A Happy Christmouse to All!
“We need a sweet Christmas story, and we know you can do sweet.”
It was an editor on the phone, one I especially enjoy working with, and I found myself smiling. That the author of Killing Miss Kitty and Other Sins would be admired for her capacity to write sweet! I was charmed. So I wrote The Christmas Baby. It was sweet, and the book has been a success … probably in great part due to Richard Cowdrey's illustrations, which are even sweeter than the text.
However, the next time the same editor came to me, wanting something new for Christmas, I hesitated. Perhaps I had run out of sweet. Or of fresh ideas for a two-thousand-year-old topic.
Picture books are curious endeavors. Some of my picture book texts have been written from beginning to end in a couple of hours with little revision ever needed. Some I can struggle with for months before I finally lock them into place … or give up because they won't lock.
Recently I've been working on a new Christmas picture book idea called A Happy Christmouse to All! I finished it after a couple of rather intense weeks of work, and I loved it … and I realized even as I was loving it that it didn't work.

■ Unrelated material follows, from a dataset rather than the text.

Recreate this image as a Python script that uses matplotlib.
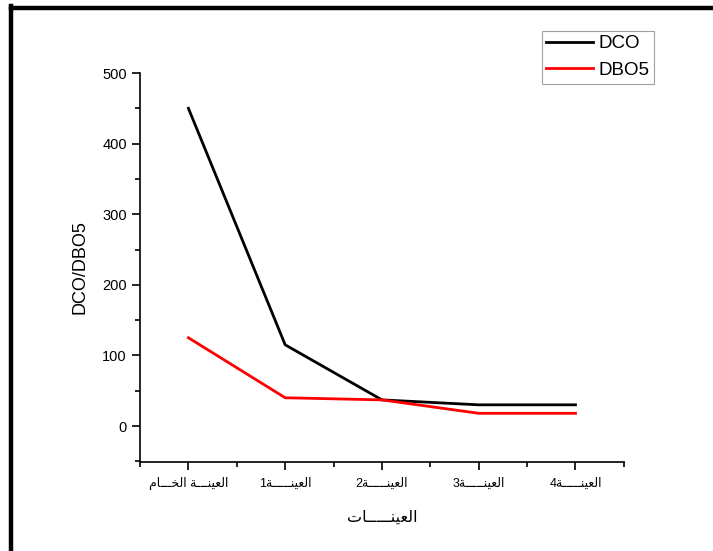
import matplotlib
matplotlib.use("Agg")
import matplotlib.pyplot as plt
from matplotlib.lines import Line2D
from matplotlib.ticker import MultipleLocator, FixedLocator

plt.rcParams['font.family'] = ['Liberation Sans', 'DejaVu Sans']

# ---- data ----
categories = ["العينـــة الخـــام", "العينـــــة1", "العينـــــة2", "العينـــــة3", "العينـــــة4"]
dco = [450, 115, 37, 30, 30]
dbo5 = [125, 40, 37, 18, 18]
x_label = "العينـــــات"
y_label = "DCO/DBO5"
series_names = ["DCO", "DBO5"]

# ---- minimal Arabic shaping (presentation forms) + RTL visual order ----
FORMS = {  # iso, fin, ini, med
    'ا': ('\uFE8D', '\uFE8E', None, None),
    'ة': ('\uFE93', '\uFE94', None, None),
    'ل': ('\uFEDD', '\uFEDE', '\uFEDF', '\uFEE0'),
    'ع': ('\uFEC9', '\uFECA', '\uFECB', '\uFECC'),
    'ي': ('\uFEF1', '\uFEF2', '\uFEF3', '\uFEF4'),
    'ن': ('\uFEE5', '\uFEE6', '\uFEE7', '\uFEE8'),
    'خ': ('\uFEA5', '\uFEA6', '\uFEA7', '\uFEA8'),
    'م': ('\uFEE1', '\uFEE2', '\uFEE3', '\uFEE4'),
    'ت': ('\uFE95', '\uFE96', '\uFE97', '\uFE98'),
}
TATWEEL = '\u0640'


def dual(c):
    return c == TATWEEL or (c in FORMS and FORMS[c][2] is not None)


def joining(c):
    return c == TATWEEL or c in FORMS


def shape(s):
    out = []
    for i, c in enumerate(s):
        if c not in FORMS:
            out.append(c)
            continue
        prev_j = i > 0 and dual(s[i - 1])
        next_j = dual(c) and i + 1 < len(s) and joining(s[i + 1])
        iso, fin, ini, med = FORMS[c]
        if prev_j and next_j:
            out.append(med)
        elif prev_j:
            out.append(fin)
        elif next_j:
            out.append(ini)
        else:
            out.append(iso)
    return ''.join(out)


def visual(s):
    sh = shape(s)
    runs = []
    for ch in sh:
        kind = 'ltr' if (ch.isascii() and ch.isalnum()) else 'rtl'
        if runs and runs[-1][0] == kind:
            runs[-1][1].append(ch)
        else:
            runs.append([kind, [ch]])
    parts = []
    for kind, chars in reversed(runs):
        parts.append(''.join(reversed(chars)) if kind == 'rtl' else ''.join(chars))
    return ''.join(parts)


# ---- figure ----
fig = plt.figure(figsize=(7.13, 5.51), dpi=100)
ax = fig.add_axes([0.1964, 0.1615, 0.6786, 0.7060])

xs = list(range(len(categories)))
ax.plot(xs, dco, color='black', lw=2.0, label=series_names[0])
ax.plot(xs, dbo5, color='#ff0000', lw=2.0, label=series_names[1])

ax.set_xlim(-0.5, len(categories) - 0.5)
ax.set_ylim(-51, 500)

ax.spines['top'].set_visible(False)
ax.spines['right'].set_visible(False)
for sp in ('left', 'bottom'):
    ax.spines[sp].set_linewidth(1.2)

ax.set_xticks(xs)
ax.set_xticklabels([visual(c) for c in categories])
ax.xaxis.set_minor_locator(FixedLocator([i - 0.5 for i in range(len(categories) + 1)]))
ax.yaxis.set_major_locator(MultipleLocator(100))
ax.yaxis.set_minor_locator(MultipleLocator(50))
ax.tick_params(which='major', direction='out', length=6, width=1.2, labelsize=10.5)
ax.tick_params(which='minor', direction='out', length=3.5, width=1.2)
ax.tick_params(axis='x', which='major', labelsize=9, pad=5)

ax.set_ylabel(y_label, fontsize=13, labelpad=10)
ax.set_xlabel(visual(x_label), fontsize=11.5, labelpad=14)

leg = ax.legend(loc='upper left', bbox_to_anchor=(541.5 / 713, 1 - 30.5 / 551),
                bbox_transform=fig.transFigure, fontsize=13.5,
                frameon=True, fancybox=False, framealpha=1, edgecolor='#a0a0a0',
                handlelength=2.5, handletextpad=0.3, borderpad=0.25,
                labelspacing=0.5, borderaxespad=0)
leg.get_frame().set_linewidth(0.8)

# outer black frame (left and top edges visible)
W, H = 713.0, 551.0
fig.add_artist(Line2D([10.5 / W, 10.5 / W], [0, 1 - 6 / H], color='black', lw=3.2,
                      transform=fig.transFigure, solid_capstyle='projecting'))
fig.add_artist(Line2D([10.5 / W, 1.0], [1 - 8 / H, 1 - 8 / H], color='black', lw=3.2,
                      transform=fig.transFigure, solid_capstyle='projecting'))

fig.savefig('out.png', dpi=100, facecolor='white')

It wasn't particularly sweet, but it was light and fun … and it didn't work.
It had some marvelous lines, some great rhymes … and it didn't work.
Picture books have to arrive somewhere. They must click into place. They must, by the end of the story, give the heart what it longs for. This one didn't do any of those things.

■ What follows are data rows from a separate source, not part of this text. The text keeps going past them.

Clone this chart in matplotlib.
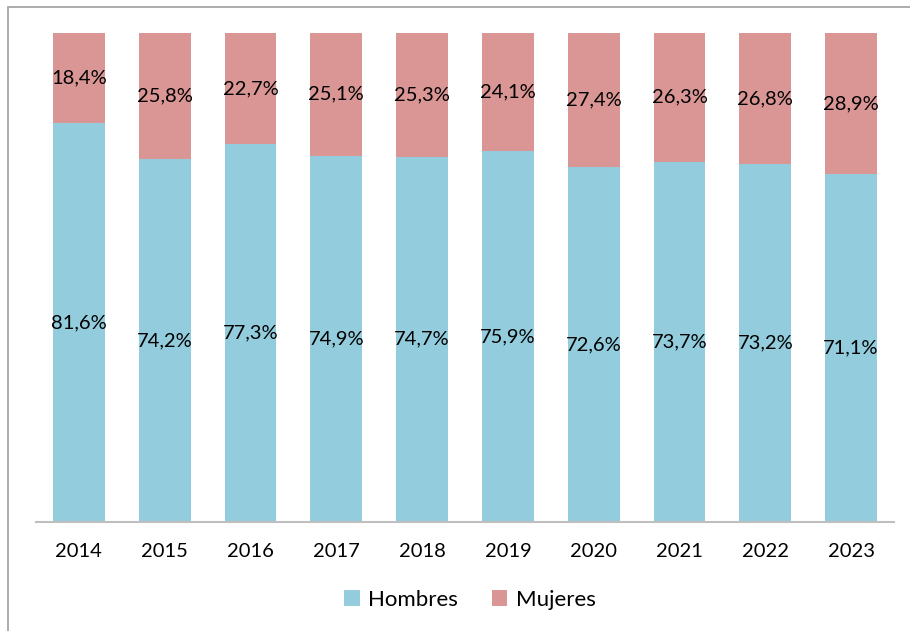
import matplotlib
matplotlib.use("Agg")
import matplotlib.pyplot as plt
from matplotlib.patches import Rectangle
import numpy as np

years = ["2014", "2015", "2016", "2017", "2018", "2019", "2020", "2021", "2022", "2023"]
hombres = [81.6, 74.2, 77.3, 74.9, 74.7, 75.9, 72.6, 73.7, 73.2, 71.1]
mujeres = [18.4, 25.8, 22.7, 25.1, 25.3, 24.1, 27.4, 26.3, 26.8, 28.9]

plt.rcParams['font.family'] = ['Lato', 'DejaVu Sans']

fig = plt.figure(figsize=(9.1, 6.31), dpi=100)
ax = fig.add_axes([36/910, 1-522/631, (894-36)/910, (522-33)/631])

x = np.arange(len(years))
c_h = "#93CDDD"
c_m = "#D99694"
w = 0.606
b1 = ax.bar(x, hombres, w, color=c_h, label="Hombres")
b2 = ax.bar(x, mujeres, w, bottom=hombres, color=c_m, label="Mujeres")

def fmt(v):
    return f"{v:.1f}".replace(".", ",") + "%"

fs = 14.5
for i in range(len(years)):
    ax.text(x[i], hombres[i]/2, fmt(hombres[i]), ha="center", va="center", fontsize=fs, color="black")
    ax.text(x[i], hombres[i] + mujeres[i]/2, fmt(mujeres[i]), ha="center", va="center", fontsize=fs, color="black")

ax.set_xlim(-0.5, len(years)-0.5)
ax.set_ylim(0, 100)
ax.set_xticks(x)
ax.set_xticklabels(years, fontsize=fs)
ax.tick_params(axis="x", length=0, pad=15)
ax.set_yticks([])
for s in ["top", "right", "left"]:
    ax.spines[s].set_visible(False)
ax.spines["bottom"].set_color("#BFBFBF")
ax.spines["bottom"].set_linewidth(1.5)

leg = fig.legend(handles=[b1, b2], labels=["Hombres", "Mujeres"], loc="center",
                 bbox_to_anchor=(470/910, 1-600/631), ncol=2, frameon=False,
                 fontsize=16, handlelength=0.7, handleheight=0.7, columnspacing=1.5,
                 handletextpad=0.4)

# outer frame
fig.patches.append(Rectangle((8/910, -0.05), 1.2, 1-7/631+0.05, transform=fig.transFigure,
                             fill=False, edgecolor="#A6A6A6", linewidth=1.3))

fig.savefig("out.png", dpi=100)
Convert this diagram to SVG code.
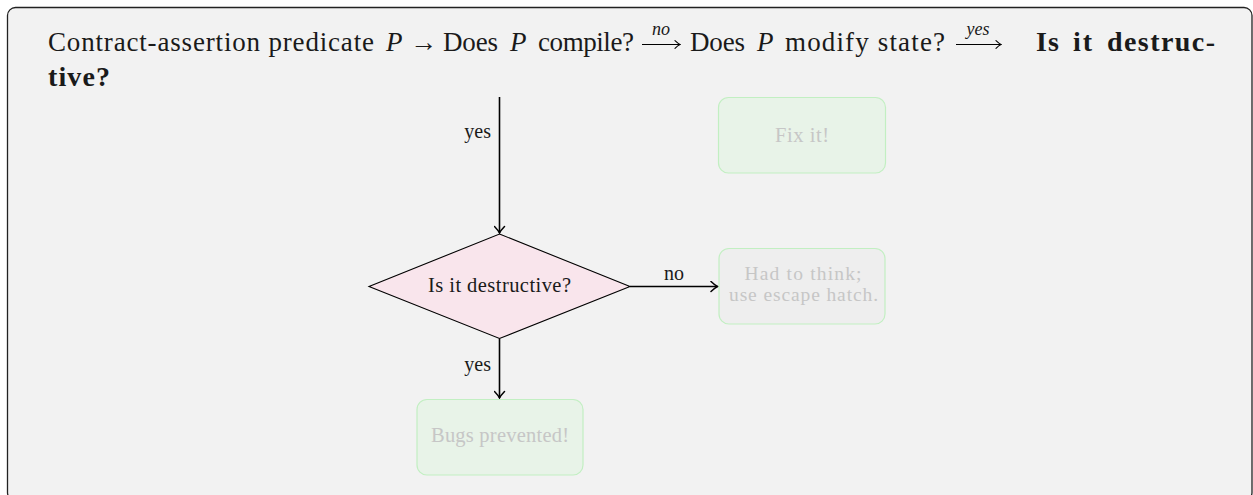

I passed my Christmouse through my picture-book guru, Kathi Appelt. She liked it and told me that it didn't work.
I showed it to my agent, Rubin Pfeffer. He praised it and said that it didn't work.
Then he and I talked about what the story needed. I listened and agreed, but agreeing doesn't give me a stronger concept or the new voice I need to discover before I can start over. I'm waiting for those to come. Christmas gifts, perhaps?
In the meantime I have a great title, A Happy Christmouse to All!
And I wish every single reader who honors me by reading this blog a Happy Christmouse, too.